Sarah was worried about three pea sized lumps on her anterior chest wall. She had noticed them about three weeks before and felt embarrassed about coming with something so trivial. As I examined her, we chatted about the children. She was six months younger than me, with a son six days younger than my daughter (aged 8) and a daughter two years older. Blond and vivacious, Sarah was always a pleasant patient to have on the morning list. Like any intelligent parent, she had her anxieties about her children, and I knew them well.

The lumps she showed me were so small and insignificant that I reassured her confidently, adding my usual advice to “Come back if things change.” Three weeks later, the day the children went back to school after Christmas, Sarah came back. The lumps had grown, and I felt a horrible sense of dread. To “save her worrying” I removed one of the lumps at the end of the morning surgery. As I did so, I found the usual chitchat drying up. The specimen I held in the forceps was unmistakably jet black. I did not need the histologist's report to tell me the diagnosis. Her future swam before me—this was very nasty, she would be dead by Easter. How could I carry on discussing books we had both enjoyed and the tribulations of family life?

In fact Sarah lived until May and died just before her 40th birthday. It was not an easy passing. She already had hepatic involvement, and the subcutaneous nodules spread over the whole of her trunk. Fortunately, before she had too many symptoms from her cerebral metastases, she was overwhelmed by sheer tumour load. At the funeral Sarah's husband defiantly asked many of the friends and family to wear bright clothes, and their daughter played the flute superbly to a packed church.

What did I learn from Sarah, and how has this changed my practice? Eighteen months earlier, she had had a 7 mm mole on her back. Seen by another doctor, she had been asked to come back in two months. The mole disappeared, and she did not return. I had not realised that spontaneous “resolution” is a well recognised feature of primary melanoma.

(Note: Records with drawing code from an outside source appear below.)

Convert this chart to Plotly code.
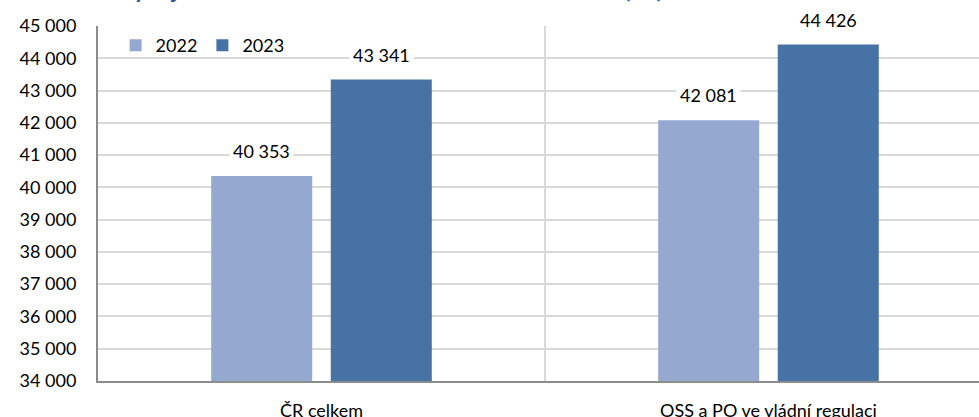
import plotly.graph_objects as go

categories = ["ČR celkem", "OSS a PO ve vládní regulaci"]
years = ["2022", "2023"]
values_2022 = [40353, 42081]
values_2023 = [43341, 44426]
y_ticks = list(range(34000, 45001, 1000))

colors = {"2022": "#95A9D0", "2023": "#4672A6"}
FONT = "Lato"

fig = go.Figure()
for year, vals in zip(years, [values_2022, values_2023]):
    fig.add_trace(go.Bar(
        x=categories, y=vals, name=year,
        marker=dict(color=colors[year], line=dict(width=0)),
    ))

# value labels on white boxes above bars
for i, (year, vals) in enumerate(zip(years, [values_2022, values_2023])):
    for cat, v in zip(categories, vals):
        fig.add_annotation(
            x=cat, y=v, xref="x", yref="y",
            text=f"{v:,}".replace(",", " "),
            showarrow=False, yanchor="bottom",
            xshift=-60 if i == 0 else 60, yshift=10,
            bgcolor="white", borderpad=3,
            font=dict(family=FONT, size=18, color="#000000"),
        )

# title, cut at the top edge of the picture
fig.add_annotation(
    x=0, y=1, xref="paper", yref="paper",
    xanchor="left", yanchor="bottom", xshift=17, yshift=21,
    text="<b>Vývoj mzdové úrovně v ČR celkem a v OSS a PO (Kč)</b>",
    showarrow=False,
    font=dict(family=FONT, size=23.5, color="#2E57A3"),
)

fig.update_layout(
    width=979, height=417,
    margin=dict(l=98, r=0, t=26, b=36),
    paper_bgcolor="white", plot_bgcolor="white",
    barmode="group", bargap=0.465, bargroupgap=0.155,
    separators=", ",
    font=dict(family=FONT, size=18, color="#000000"),
    showlegend=True,
    legend=dict(
        orientation="h", x=0.02, y=0.997, xanchor="left", yanchor="top",
        bgcolor="rgba(0,0,0,0)", font=dict(size=18), itemwidth=30,
        traceorder="normal",
    ),
)

fig.update_xaxes(
    type="category", range=[-0.5, 1.471], automargin=False,
    tickson="boundaries", ticks="",
    showgrid=True, gridcolor="#D9D9D9", gridwidth=2,
    showline=True, linecolor="#8C8C8C", linewidth=2,
    ticklabelstandoff=12,
)
fig.update_yaxes(
    range=[34000, 45000], tickvals=y_ticks, automargin=False,
    tickformat=",d", ticks="",
    showgrid=True, gridcolor="#D9D9D9", gridwidth=2,
    showline=True, linecolor="#8C8C8C", linewidth=2,
    ticklabelstandoff=16, zeroline=False,
)

# page body margin off, so the figure sits at the window's corner
fig.write_html(
    "out.html",
    config={"displayModeBar": False},
    post_script="document.body.style.margin='0';",
)
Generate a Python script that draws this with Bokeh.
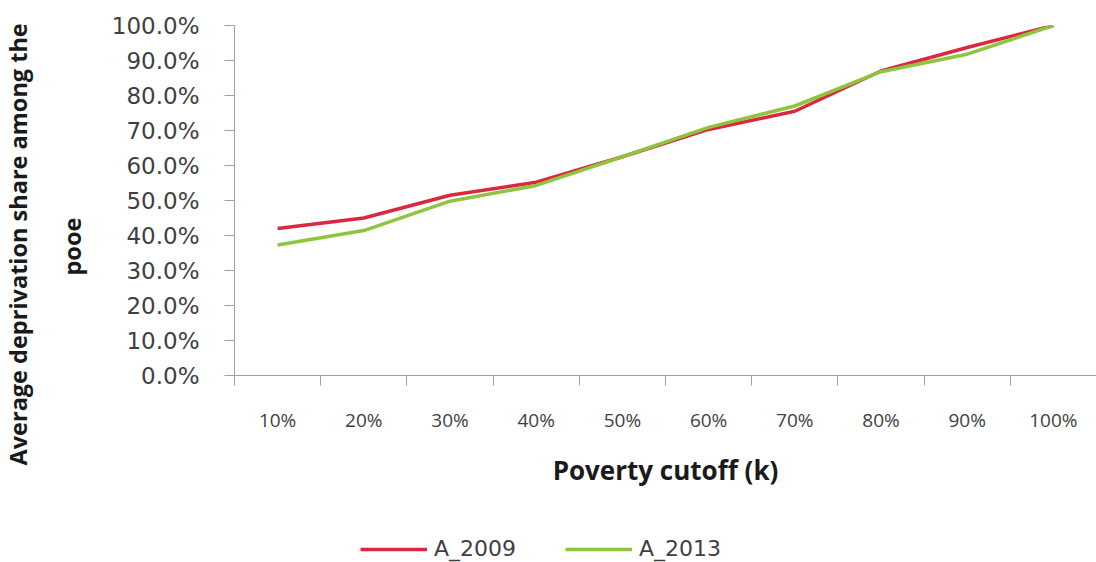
from bokeh.plotting import figure
from bokeh.layouts import column
from bokeh.models import (FactorRange, Range1d, LinearAxis, CategoricalAxis, FixedTicker,
                          NumeralTickFormatter, Legend, LegendItem, Title)
from bokeh.embed import file_html
from bokeh.resources import INLINE

# ---- data ----
cutoffs = ["10%", "20%", "30%", "40%", "50%", "60%", "70%", "80%", "90%", "100%"]
a_2009 = [0.420, 0.450, 0.515, 0.552, 0.625, 0.703, 0.755, 0.870, 0.937, 1.000]
a_2013 = [0.373, 0.414, 0.498, 0.543, 0.625, 0.709, 0.770, 0.868, 0.918, 1.000]
y_ticks = [0.0, 0.1, 0.2, 0.3, 0.4, 0.5, 0.6, 0.7, 0.8, 0.9, 1.0]
series_names = ["A_2009", "A_2013"]
y_title_lines = ["Average deprivation share among the", "pooe"]
x_title = "Poverty cutoff (k)"
category_edges = list(range(0, len(cutoffs) + 1))

AXIS_COLOR = "#a59ca4"
TEXT_COLOR = "#3f3f3f"
TITLE_COLOR = "#1a1a1a"
RED = "#d9283f"
GREEN = "#8fc43e"
COLORS = [RED, GREEN]

W, H = 1096, 562
LEG_H = 40

p = figure(width=W, height=H - LEG_H,
           x_range=FactorRange(*cutoffs),
           y_range=Range1d(0, 1.0),
           x_axis_location=None,
           output_backend="svg", toolbar_location=None,
           min_border_left=233, min_border_right=0,
           min_border_top=25, min_border_bottom=H - LEG_H - 375)
p.outline_line_color = None
p.xgrid.visible = False
p.ygrid.visible = False

# y axis
p.yaxis.ticker = FixedTicker(ticks=y_ticks)
p.yaxis.formatter = NumeralTickFormatter(format="0.0%")
p.yaxis.axis_line_color = AXIS_COLOR
p.yaxis.major_tick_line_color = AXIS_COLOR
p.yaxis.major_tick_out = 10
p.yaxis.major_tick_in = 0
p.yaxis.minor_tick_line_color = None
p.yaxis.major_label_standoff = 25
p.yaxis.major_label_text_font = "DejaVu Sans"
p.yaxis.major_label_text_font_size = "23px"
p.yaxis.major_label_text_color = TEXT_COLOR

# y axis title: two rotated lines on the left
t_pooe = Title(text=y_title_lines[1], align="left", offset=100, vertical_align="top",
               standoff=38, text_font="Open Sans", text_font_style="bold",
               text_font_size="23.5px", text_color=TITLE_COLOR)
t_main = Title(text=y_title_lines[0], align="left", offset=-90, vertical_align="top",
               standoff=2, text_font="Open Sans", text_font_style="bold",
               text_font_size="23.5px", text_color=TITLE_COLOR)
p.add_layout(t_pooe, "left")
p.add_layout(t_main, "left")

# x axis: line + ticks at category boundaries (no labels drawn)
tick_axis = LinearAxis(ticker=FixedTicker(ticks=category_edges))
tick_axis.axis_line_color = AXIS_COLOR
tick_axis.major_tick_line_color = AXIS_COLOR
tick_axis.major_tick_out = 10
tick_axis.major_tick_in = 0
tick_axis.minor_tick_line_color = None
tick_axis.major_label_text_font_size = "0px"
tick_axis.major_label_text_color = None
tick_axis.major_label_standoff = 0
p.add_layout(tick_axis, "below")

# x axis: category labels + title
cat_axis = CategoricalAxis()
cat_axis.axis_line_color = None
cat_axis.major_tick_line_color = None
cat_axis.minor_tick_line_color = None
cat_axis.major_label_standoff = 15
cat_axis.major_label_text_font = "Open Sans"
cat_axis.major_label_text_font_size = "19px"
cat_axis.major_label_text_color = TEXT_COLOR
cat_axis.axis_label = x_title
cat_axis.axis_label_text_font = "Open Sans"
cat_axis.axis_label_text_font_style = "bold"
cat_axis.axis_label_text_font_size = "26px"
cat_axis.axis_label_text_color = TITLE_COLOR
cat_axis.axis_label_standoff = 16
p.add_layout(cat_axis, "below")

# lines
for vals, col in zip((a_2009, a_2013), COLORS):
    p.line(cutoffs, vals, line_color=col, line_width=3.5)

# ---- legend strip below the chart (its own small figure) ----
lf = figure(width=W, height=LEG_H, x_range=p.x_range, y_range=Range1d(10, 11),
            x_axis_location=None, y_axis_location=None,
            output_backend="svg", toolbar_location=None,
            min_border_left=233, min_border_right=0, min_border_top=0, min_border_bottom=0)
lf.outline_line_color = None
lf.xgrid.visible = False
lf.ygrid.visible = False
items = []
for name, vals, col in zip(series_names, (a_2009, a_2013), COLORS):
    r = lf.line(cutoffs, vals, line_color=col, line_width=3.5)  # outside the strip's view
    items.append(LegendItem(label=name, renderers=[r]))
lg = Legend(items=items, location=(126, 1), orientation="horizontal")
lg.border_line_color = None
lg.background_fill_alpha = 0
lg.padding = 0
lg.margin = 0
lg.glyph_width = 67
lg.glyph_height = 20
lg.label_standoff = 7
lg.spacing = 49
lg.label_text_font = "DejaVu Sans"
lg.label_text_font_size = "22px"
lg.label_text_color = TEXT_COLOR
lf.add_layout(lg)

layout = column(p, lf, spacing=0)
open("out.html", "w").write(file_html(layout, INLINE))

I still confidently reassure the owners of undisputedly benign lesions, but when there is uncertainty I take steps to reach a definitive diagnosis. With guidance from the local dermatologist, I have bought a digital camera and a dermatoscope, which I am slowly learning to use. I do not tend to review patients with doubtful lesions but instead try to come to a decision there and then whether to refer or to excise so that I do not have patients default. My experience so far is limited, and my threshold for referral is low at present while I build up my knowledge. Above all, I am constantly suspicious and would far rather be safe than sorry.

From a personal point of view, seeing someone my own age dying so quickly and so inevitably made me step back and look at my own family, reminding me that time spent together is very precious.